According to data from Dow Jones Market, historically, when Microsoft’s closing price is within 3% of its 200-week moving average, the stock often experiences a significant rebound.

The most recent instance was in January 2023, when within four weeks, Microsoft’s stock rose by 14.9%. Looking further back, in November 2022, Microsoft’s stock also closed within 3% of the 200-week moving average, and within four weeks, it gained a total of 15.2%.

Can Microsoft “stop the bleeding”?

Compared to other tech stocks, recent sell-offs have caused Microsoft’s market cap to fall below that of Google’s parent company Alphabet, reversing a decade-long ranking. Over the past few weeks, Microsoft’s forward P/E ratio even dipped below IBM’s.

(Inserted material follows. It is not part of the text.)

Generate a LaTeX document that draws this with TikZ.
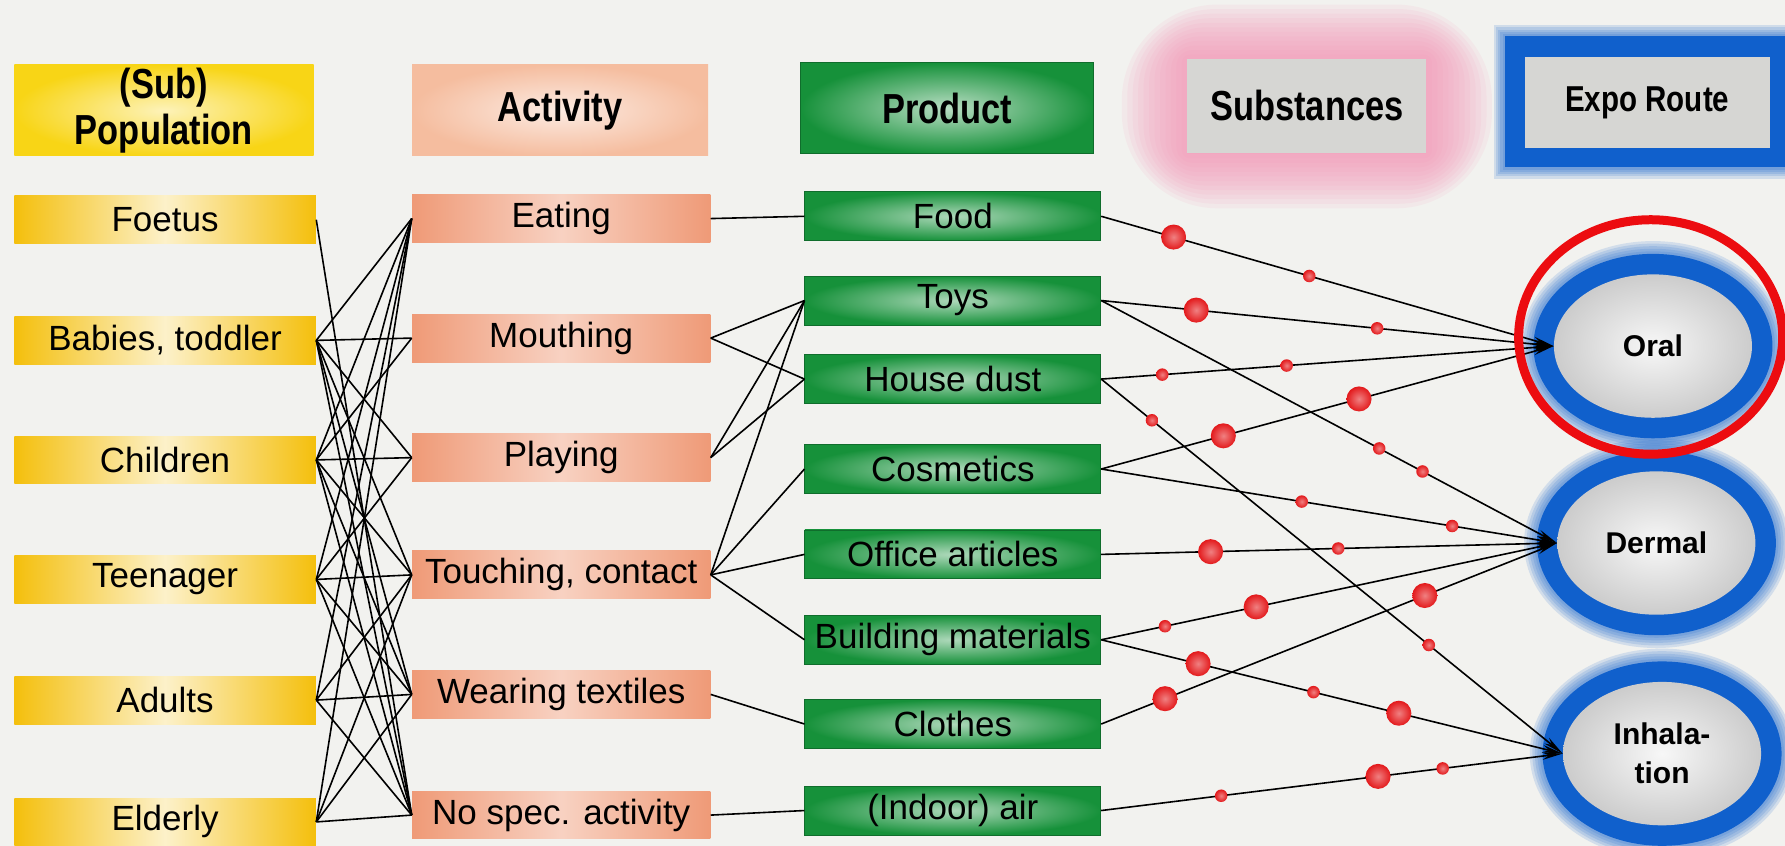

Historically, many investors have been willing to pay a premium for Microsoft stock, but recent reliance on software business and sluggish cloud growth have raised doubts among investors about its aggressive AI spending. Currently, Microsoft’s forward P/E ratio is about 21.4x, compared to Alphabet’s 26.5x.

However, some market observers believe that the pessimism surrounding Microsoft may have gotten ahead of itself.

Matt Stucky, Chief Investment Officer of Northwestern Mutual’s stock portfolio, said that concerns about AI redefining software business have increased, leading to higher short-term volatility in Microsoft’s stock. Microsoft Azure’s 39% growth in the fourth quarter lagged behind Google Cloud’s 48%, and investors are unhappy with Microsoft’s decision to allocate more computing resources to internal projects.

But Stucky pointed out that, from a longer-term perspective, investing computing resources into internal projects to retain existing customers might be more strategically valuable than reselling available computing power through Azure cloud services.

“I think, in this volatile environment, you have to stay open-minded. Companies will make strategic decisions on how to utilize their available computing capacity, especially in this current shortage,” Stucky said. “Public sentiment can shift quickly.”